From these results, you can see that there were 12939 cases used to build the model, that the ratio of males to females was about 50-50, and that the mean age was 44. The descriptive statistics vary depending on whether the attribute being reported is a continuous numeric data type, such as age, or a discrete value type, such as gender. The statistical measures mean and variance are computed for continuous data types, whereas probability and support are computed for discrete data types.

Note

The variance represents the total variance for the cluster. When the value for variance is small, it indicates that most values in the column were fairly close to the mean. To obtain the standard deviation, calculate the square root of the variance.

Note that for each of the attributes there is a Missing value type that tells you how many cases had no data for that attribute. Missing data can be significant and affects calculations in different ways, depending on the data type. For more information, see Missing Values (Analysis Services - Data Mining).

Model Content for a Clustering Model

This section provides detail and examples only for those columns in the mining model content that are relevant for clustering models.

For information about the general-purpose columns in the schema rowset, such as MODEL_CATALOG and MODEL_NAME, see Mining Model Content (Analysis Services - Data Mining).

  • MODEL_CATALOG
    Name of the database where the model is stored.

  • MODEL_NAME
    Name of the model.

  • ATTRIBUTE_NAME
    Always blank in clustering models because there is no predictable attribute in the mode.

  • NODE_NAME
    Always same as NODE_UNIQUE_NAME.

  • NODE_UNIQUE_NAME
    A unique identifier for the node within the model. This value cannot be changed.

  • NODE_TYPE
    A clustering model outputs the following node types:

    Node ID and Name

    Description

    1 (Model)

    Root node for model.

    5 (Cluster)

    Contains a count of cases in the cluster, the characteristics of cases in the cluster, and statistics that describe the values in the cluster.

  • NODE_CAPTION
    A friendly name for display purposes. When you create a model, the value of NODE_UNIQUE_NAME is automatically used as the caption. However, you can change the value for NODE_CAPTION to update the display name for the cluster, either programmatically or by using the viewer.

    Note

    When you reprocess the model, all name changes will be overwritten by the new values. You cannot persist names in the model, or track changes in cluster membership between different versions of a model.

  • CHILDREN_CARDINALITY
    An estimate of the number of children that the node has.
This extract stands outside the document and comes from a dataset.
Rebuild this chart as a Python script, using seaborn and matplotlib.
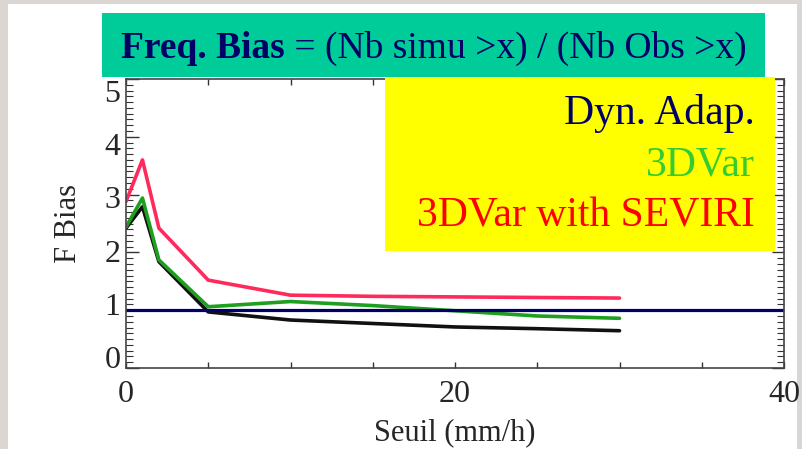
import pandas as pd
import matplotlib.pyplot as plt
import seaborn as sns
from matplotlib.patches import Rectangle
from matplotlib.ticker import MultipleLocator
from matplotlib.transforms import ScaledTranslation

# valeurs
seuil = [0, 1, 2, 5, 10, 15, 20, 25, 30]
dyn_adap = [2.42, 2.79, 1.84, 0.97, 0.83, 0.77, 0.71, 0.68, 0.645]
var3d = [2.44, 2.94, 1.87, 1.06, 1.15, 1.08, 0.99, 0.90, 0.86]
var3d_seviri = [2.88, 3.60, 2.42, 1.52, 1.26, 1.24, 1.23, 1.22, 1.21]
noms = ['Dyn. Adap.', '3DVar', '3DVar with SEVIRI']
yticks = [0, 1, 2, 3, 4, 5]

df = pd.DataFrame({
    'Seuil': seuil * 3,
    'F Bias': dyn_adap + var3d + var3d_seviri,
    'Exp': [noms[0]] * len(seuil) + [noms[1]] * len(seuil) + [noms[2]] * len(seuil),
})

sns.set_style('ticks')
plt.rcParams['font.family'] = ['Liberation Serif', 'DejaVu Serif']

fig = plt.figure(figsize=(8.03, 4.49), dpi=100, facecolor='#dcd6d3')
fig.patches.append(Rectangle((8 / 803, 0), 789 / 803, 445 / 449, transform=fig.transFigure,
                             facecolor='white', edgecolor='none', zorder=-10))

ax = fig.add_axes([126 / 803, 81 / 449, 658 / 803, 289 / 449])
ax.set_facecolor('white')

couleurs = {noms[0]: '#111111', noms[1]: '#1f9f1f', noms[2]: '#ff2a5c'}
sns.lineplot(data=df, x='Seuil', y='F Bias', hue='Exp', palette=couleurs,
             linewidth=2.6, legend=False, ax=ax)
ax.axhline(1, color='#000066', linewidth=2.3)

ax.set_xlim(0, 40)
ax.set_ylim(0, 5)
ax.xaxis.set_major_locator(MultipleLocator(20))
ax.xaxis.set_minor_locator(MultipleLocator(5))
ax.set_yticks(yticks)
ax.yaxis.set_minor_locator(MultipleLocator(0.1))
ax.tick_params(which='both', direction='in', top=True, right=True, color='#333333')
ax.tick_params(axis='x', which='both', length=4, width=1, pad=9, labelsize=23)
ax.tick_params(axis='y', which='major', length=9, width=1, pad=4, labelsize=23)
ax.tick_params(axis='y', which='minor', length=5, width=0.8)
for s in ax.spines.values():
    s.set_color('#444444')
    s.set_linewidth(1.2)

# les etiquettes de l'axe y sont un peu resserrees sur l'original
for v, lab in zip(yticks, ax.get_yticklabels()):
    dy = (11 - 4.6 * v) / 100
    lab.set_transform(lab.get_transform() + ScaledTranslation(0, dy, fig.dpi_scale_trans))

ax.set_xlabel('Seuil (mm/h)', fontsize=22)
ax.set_ylabel('F Bias', fontsize=22)
ax.xaxis.set_label_coords(0.5, -0.175)
ax.yaxis.set_label_coords(-0.066, 0.5)

# cadre du titre
fig.patches.append(Rectangle((102 / 803, 1 - 77 / 449), 663 / 803, 64 / 449,
                             transform=fig.transFigure, facecolor='#00cc99',
                             edgecolor='none', zorder=5))
t1 = fig.text(121 / 803, 1 - 58 / 449, 'Freq. Bias', fontsize=27, fontweight='bold',
              color='#000066', ha='left', va='baseline', zorder=6)
fig.canvas.draw()
bb = t1.get_window_extent()
fig.text(bb.x1 / fig.bbox.width, 1 - 58 / 449, ' = (Nb simu >x) / (Nb Obs >x)',
         fontsize=27, color='#000066', ha='left', va='baseline', zorder=6)

# cadre de la légende
fig.patches.append(Rectangle((385 / 803, 1 - 251 / 449), 390 / 803, 174 / 449,
                             transform=fig.transFigure, facecolor='#ffff00',
                             edgecolor='none', zorder=5))
legende = [(noms[0], '#000066', 124), (noms[1], '#33cc33', 175), (noms[2], '#ff0000', 226)]
for nom, c, yb in legende:
    fig.text(755 / 803, 1 - yb / 449, nom, fontsize=30, color=c,
             ha='right', va='baseline', zorder=6)

plt.savefig('out.png', dpi=100, facecolor=fig.get_facecolor())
    Parent node   Indicates the number of clusters in the model.

    Cluster nodes   Always 0.

  • PARENT_UNIQUE_NAME
    The unique name of the node's parent.

    Parent node   Always NULL

    Cluster nodes   Usually 000.

  • NODE_DESCRIPTION
    A description of the node.

    Parent node   Always (All).

    Cluster nodes   A comma-separated list of the primary attributes that distinguish the cluster from other clusters.

  • NODE_RULE
    Not used for clustering models.

  • MARGINAL_RULE
    Not used for clustering models.

  • NODE_PROBABILITY
    The probability associated with this node. Parent node   Always 1.
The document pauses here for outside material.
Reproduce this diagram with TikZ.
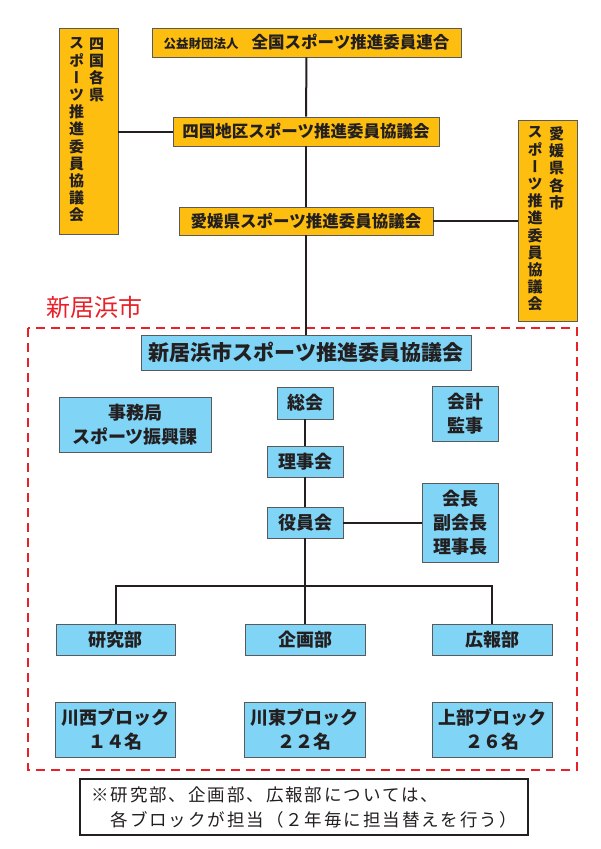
\documentclass[tikz,border=0pt]{standalone}
\usepackage{fontspec}
\setmainfont{Noto Sans CJK JP}
\newfontfamily\tatefont{Noto Sans CJK JP}[RawFeature=+vert]
\newfontfamily\notefont{Noto Sans CJK JP}[LetterSpace=11]
\usetikzlibrary{positioning,calc}
\definecolor{kiiro}{RGB}{253,190,16}
\definecolor{mizuiro}{RGB}{128,212,245}
\definecolor{waku}{RGB}{90,90,90}
\definecolor{sumi}{RGB}{35,31,32}
\definecolor{aka}{RGB}{232,32,40}

\begin{document}
\begin{tikzpicture}[x=1pt, y=-1pt,
  ybox/.style={draw=waku, fill=kiiro, line width=0.9pt, inner sep=0pt, text=sumi,
    font=\bfseries\fontsize{16.5}{20}\selectfont},
  bbox/.style={draw=waku, fill=mizuiro, line width=0.9pt, inner sep=0pt, text=sumi,
    align=center, font=\bfseries\fontsize{18}{24}\selectfont},
  tate/.style={inner sep=0pt, text=sumi, align=center, anchor=north,
    font=\tatefont\bfseries\fontsize{15}{17.2}\selectfont},
  link/.style={draw=sumi, line width=2pt}]

  \useasboundingbox[fill=white] (0,0) rectangle (600,849);

  % upper bodies
  \node[ybox, minimum width=309pt, minimum height=29pt] (zenkoku) at (306.5,42.5)
    {{\fontsize{12.5}{15}\selectfont 公益財団法人}\hspace{13pt}全国スポーツ推進委員連合};
  \node[ybox, minimum width=266pt, minimum height=29pt] (shikoku) at (306,131.5)
    {四国地区スポーツ推進委員協議会};
  \node[ybox, minimum width=254pt, minimum height=28pt] (ehime) at (306,221)
    {愛媛県スポーツ推進委員協議会};
  \node[ybox, minimum width=59pt, minimum height=206pt] (kakuken) at (88.5,131) {};
  \node[tate] (kakuken1) at (96.7,37.5) {四\\国\\各\\県};
  \node[tate] (kakuken2) at (76.7,37.5) {ス\\ポ\\ー\\ツ\\推\\進\\委\\員\\協\\議\\会};
  \node[ybox, minimum width=59pt, minimum height=201pt] (kakushi) at (547.5,220.5) {};
  \node[tate] (kakushi1) at (556.7,126.5) {愛\\媛\\県\\各\\市};
  \node[tate] (kakushi2) at (535,126.5) {ス\\ポ\\ー\\ツ\\推\\進\\委\\員\\協\\議\\会};

  % city frame
  \node[text=aka, inner sep=0pt, font=\fontsize{24}{28}\selectfont] (niihama) at (94,307.5) {新居浜市};
  \draw[aka, line width=2pt, dash pattern=on 9pt off 6pt] (28,328) rectangle (577,770);

  \node[bbox, minimum width=330pt, minimum height=35pt, font=\bfseries\fontsize{21}{24}\selectfont]
    (kyogikai) at (306,352.5) {新居浜市スポーツ推進委員協議会};
  \node[bbox, minimum width=152pt, minimum height=55pt] (jimu) at (135,424.5) {事務局\\スポーツ振興課};
  \node[bbox, minimum width=56pt, minimum height=32pt] (sokai) at (305,403) {総会};
  \node[bbox, minimum width=66pt, minimum height=55pt] (kaikei) at (465,413.5) {会計\\監事};
  \node[bbox, minimum width=76pt, minimum height=31pt] (rijikai) at (305,461.5) {理事会};
  \node[bbox, minimum width=76pt, minimum height=31pt] (yakuin) at (305,522.5) {役員会};
  \node[bbox, minimum width=76pt, minimum height=79pt] (kaicho) at (460,522.5) {会長\\副会長\\理事長};

  \node[bbox, minimum width=119pt, minimum height=31pt] (kenkyu) at (115.5,639.5) {研究部};
  \node[bbox, minimum width=120pt, minimum height=31pt] (kikaku) at (305,639.5) {企画部};
  \node[bbox, minimum width=120pt, minimum height=31pt] (koho) at (492,639.5) {広報部};

  \node[bbox, minimum width=120pt, minimum height=55pt] (kawanishi) at (115,729.5) {川西ブロック\\１４名};
  \node[bbox, minimum width=121pt, minimum height=55pt] (kawahigashi) at (304.5,729.5) {川東ブロック\\２２名};
  \node[bbox, minimum width=120pt, minimum height=55pt] (jobu) at (492,729.5) {上部ブロック\\２６名};

  \node[draw=sumi, line width=2pt, fill=white, minimum width=448pt, minimum height=56pt,
    inner sep=0pt, align=left, text=sumi, font=\notefont\fontsize{17.5}{25}\selectfont]
    (chuki) at (304,807) {※研究部、企画部、広報部については、\\　各ブロックが担当（２年毎に担当替えを行う）};

  % connectors
  \draw[link] (zenkoku) -- (shikoku);
  \draw[link] (shikoku) -- (ehime);
  \draw[link] (ehime) -- (kyogikai);
  \draw[link] (kakuken.east |- shikoku.west) -- (shikoku.west);
  \draw[link] (ehime.east) -- (ehime.east -| kakushi.west);
  \draw[link] (sokai) -- (rijikai);
  \draw[link] (rijikai) -- (yakuin);
  \draw[link] (yakuin) -- (kaicho);
  \draw[link] (yakuin) -- (kikaku);
  \coordinate (bunki) at (305,586);
  \draw[link] (kenkyu.north) |- (bunki) -| (koho.north);
\end{tikzpicture}
\end{document}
    Cluster nodes   The probability represents the compound probability of the attributes, with some adjustments depending on the algorithm used to create the clustering model.

  • MARGINAL_PROBABILITY
    The probability of reaching the node from the parent node. In a clustering model, the marginal probability is always the same as the node probability.

  • NODE_DISTRIBUTION
    A table that contains the probability histogram of the node.
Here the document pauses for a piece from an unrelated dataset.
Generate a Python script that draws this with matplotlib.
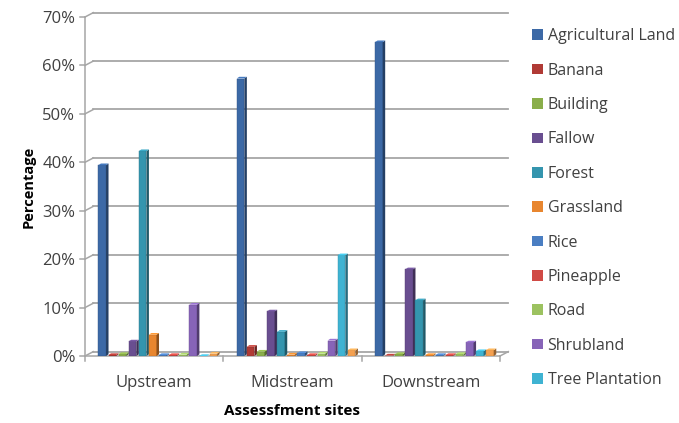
import matplotlib
matplotlib.use("Agg")
import matplotlib.pyplot as plt
from matplotlib.patches import Patch
from matplotlib.colors import to_rgb
import numpy as np

plt.rcParams['font.family'] = ['Open Sans', 'DejaVu Sans']

sites = ["Upstream", "Midstream", "Downstream"]
series_names = ["Agricultural Land", "Banana", "Building", "Fallow", "Forest",
                "Grassland", "Rice", "Pineapple", "Road", "Shrubland",
                "Tree Plantation", "Other"]
agricultural_land = [39.4, 57.3, 64.8]
banana = [0.2, 1.9, 0.1]
building = [0.4, 0.9, 0.4]
fallow = [3.0, 9.2, 17.9]
forest = [42.3, 5.0, 11.5]
grassland = [4.4, 0.3, 0.2]
rice = [0.2, 0.6, 0.2]
pineapple = [0.2, 0.2, 0.2]
road = [0.3, 0.5, 0.4]
shrubland = [10.6, 3.2, 2.8]
tree_plantation = [0.0, 20.8, 1.0]
other = [0.5, 1.2, 1.2]
values = [agricultural_land, banana, building, fallow, forest, grassland,
          rice, pineapple, road, shrubland, tree_plantation, other]
yticks = [0, 10, 20, 30, 40, 50, 60, 70]
ytick_labels = ["0%", "10%", "20%", "30%", "40%", "50%", "60%", "70%"]

colors = ["#3C69A6", "#B03A35", "#8AAE4A", "#694E90", "#3495AE", "#E8862F",
          "#4A7EC2", "#D04A45", "#9CC260", "#8764B8", "#3FB3D2", "#F4A050"]

fig = plt.figure(figsize=(6.79, 4.23), dpi=100)
ax = fig.add_axes([85/679, 1-356/423, 415/679, 339/423])
ax.set_xlim(-0.5, 2.5)
ax.set_ylim(0, 70)
for s in ax.spines.values():
    s.set_visible(False)

gray = "#A6A6A6"
dx, dy = 0.06, 0.9
# back gridlines with depth
for yv in yticks:
    ax.plot([-0.5 + dx, 2.5 + dx], [yv + dy, yv + dy], color=gray, lw=1.3,
            clip_on=False, zorder=1)
    ax.plot([-0.5, -0.5 + dx], [yv, yv + dy], color=gray, lw=1.1,
            clip_on=False, zorder=1)
    ax.plot([-0.5 - 0.035, -0.5], [yv, yv], color=gray, lw=1.1,
            clip_on=False, zorder=1)
ax.plot([-0.5, -0.5], [0, 70], color=gray, lw=1.1, clip_on=False, zorder=1)
ax.plot([-0.5, 2.5], [0, 0], color=gray, lw=1.1, clip_on=False, zorder=1)
ax.plot([2.5, 2.5 + dx], [0, dy], color=gray, lw=1.1, clip_on=False, zorder=1)
for xb in [-0.5, 0.5, 1.5, 2.5]:
    ax.plot([xb, xb], [0, -1.0], color=gray, lw=1.1, clip_on=False, zorder=1)

n = len(values)
w = 0.073
x = np.arange(len(sites))
side = 0.018
sdy = 0.35
for i, (vals, c) in enumerate(zip(values, colors)):
    xs = x - n * w / 2 + i * w + 0.035
    fw = w - side
    rgb = np.array(to_rgb(c))
    dark = tuple(rgb * 0.6)
    light = tuple(np.minimum(rgb * 1.15, 1))
    ax.bar(xs, vals, width=fw, align='edge', color=c, zorder=3,
           edgecolor=tuple(rgb * 0.8), linewidth=0.3)
    for xx, v in zip(xs, vals):
        ax.fill([xx + fw, xx + fw + side, xx + fw + side, xx + fw],
                [0, sdy, v + sdy, v], color=dark, zorder=3, lw=0)
        ax.fill([xx, xx + fw, xx + fw + side, xx + side],
                [v, v, v + sdy, v + sdy], color=light, zorder=3, lw=0)

ax.set_yticks(yticks)
ax.set_yticklabels(ytick_labels)
ax.set_xticks(x)
ax.set_xticklabels(sites)
ax.tick_params(axis='both', length=0, labelsize=12, colors="#404040")
ax.tick_params(axis='y', pad=7)
ax.tick_params(axis='x', pad=14)
ax.set_xlabel("Assessfment sites", fontsize=11, fontweight='bold', labelpad=9)
ax.set_ylabel("Percentage", fontsize=10.5, fontweight='bold', labelpad=5)

handles = [Patch(facecolor=c) for c in colors[:11]]
leg = fig.legend(handles, series_names[:11], loc='upper left',
                 bbox_to_anchor=(526/679, 1 - 22/423), frameon=False,
                 fontsize=11.5, handlelength=0.65, handleheight=0.65,
                 handletextpad=0.3, labelspacing=1.15, borderaxespad=0)
for t in leg.get_texts():
    t.set_color("#404040")

fig.savefig("out.png", dpi=100)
    Parent node   See the Introduction to this topic.

    Cluster nodes   Represents the distribution of attributes and values for cases that are included in this cluster.

  • NODE_SUPPORT
    The number of cases that support this node. Parent node   Indicates the number of training cases for the entire model.

    Cluster nodes   Indicates the size of the cluster as a number of cases.

    Note   If the model uses K-Means clustering, each case can belong to only one cluster. However, if the model uses EM clustering, each case can belong to different cluster, and the case is assigned a weighted distance for each cluster to which it belongs. Therefore, for EM models the sum of support for an individual cluster is greater than support for the overall model.

  • MSOLAP_MODEL_COLUMN
    Not used for clustering models.

  • MSOLAP_NODE_SCORE
    Displays a score associated with the node.

    Parent node   The Bayesian Information Criterion (BIC) score for the clustering model.

    Cluster nodes   Always 0.

  • MSOLAP_NODE_SHORT_CAPTION
    A label used for display purposes. You cannot change this caption.

    Parent node   The type of model: Cluster model

    Cluster nodes   The name of the cluster. Example: Cluster 1.

Remarks

Analysis Services provides multiple methods for creating a clustering model. If you do not know which method was used to create the model that you are working with, you can retrieve the model metadata programmatically, by using an ADOMD client or AMO, or by querying the data mining schema rowset. For more information, see How to: Query the Parameters Used to Create a Mining Model.

Note

The structure and content of the model stay the same, regardless of which clustering method or parameters you use.